I hammer down my initiative,
my curious expressions,
my solvent and elevating patterns.
I crouch distractedly beneath
a noxious wave of adrenalin.
How does one manage
the invisible terrors raised by the mind?
Objectivity is an illusion,
opinion implacable.
I take my demons with a shot of salt
but they only scream louder.
My muscles are a murder of nerves.
I loosen my gravity,
collide mid rotation
and rain down in chasms.
–
I am incomprehensible despite
my affinity for words.
My mouth dry, tongue a skein,
a skirmish, a skelter
of unverifiable platitudes.
I have amnesia,
it came upon me just now
despite no obvious confrontation.
You are so lovely but I hate you.
Hate you for compelling me to speak,
to assuage, to endear myself.
I must be left alone.
I am only clever when hidden.
In the open air, I am a fool,
a conjurer of excuses
sure to baffle and offend.
–
This poem is based somewhat loosely on my social experiences (not just the one I will mention below). Whenever I go into town people approach me, strangers. Strangers that want money, directions, companionship, assistance of every conceivable kind (doesn’t even matter that I am in no way qualified to provide the assistance). These strangers are often very persistent (to the point where I would consider it bullying). Going on and on and on about whatever their issue is no matter how politely or rudely I attempt to dissuade them. Screaming or running after me when I attempt to leave. This is a constant issue for me and because of my PTSD and social phobia it is really pushing me to agoraphobia. I usually only step foot in the city alone when I am going to therapy. I am very pushed for time when I arrive. My therapist’s office is a 20 minute walk from the bus stop so I don’t even have the time for a short conversation let alone to hear someone’s life story.
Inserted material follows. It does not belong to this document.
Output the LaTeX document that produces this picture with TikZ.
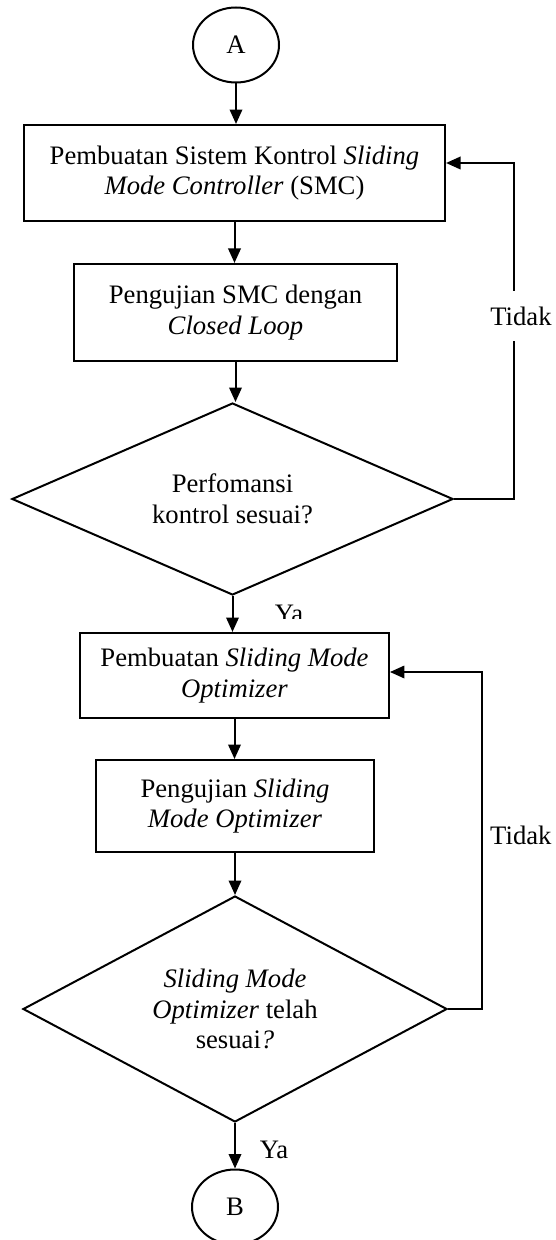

I don’t make eye contact and I walk very swiftly but like I said the strangers jump out at me and often run after me calling out. After therapy I am so fragile I can’t handle strangers and again I don’t have a lot of extra time before the bus arrives.
–
Yesterday while attempting to get off the bus, a drunk man started pleading with me to take him home. I am terrified of drunk men, it is linked with my PTSD and it sent me into a full blown panic complete with nightmares. I have tried politeness, rudeness, and complete avoidance. So now I look to you guys for advice. What can I do or say to shut someone down instantly? Is there some way that I can dress that would prevent people from approaching me in the first place? People are also inclined to assist me so it shouldn’t be anything that makes it look like I need help or a stranger might take me home!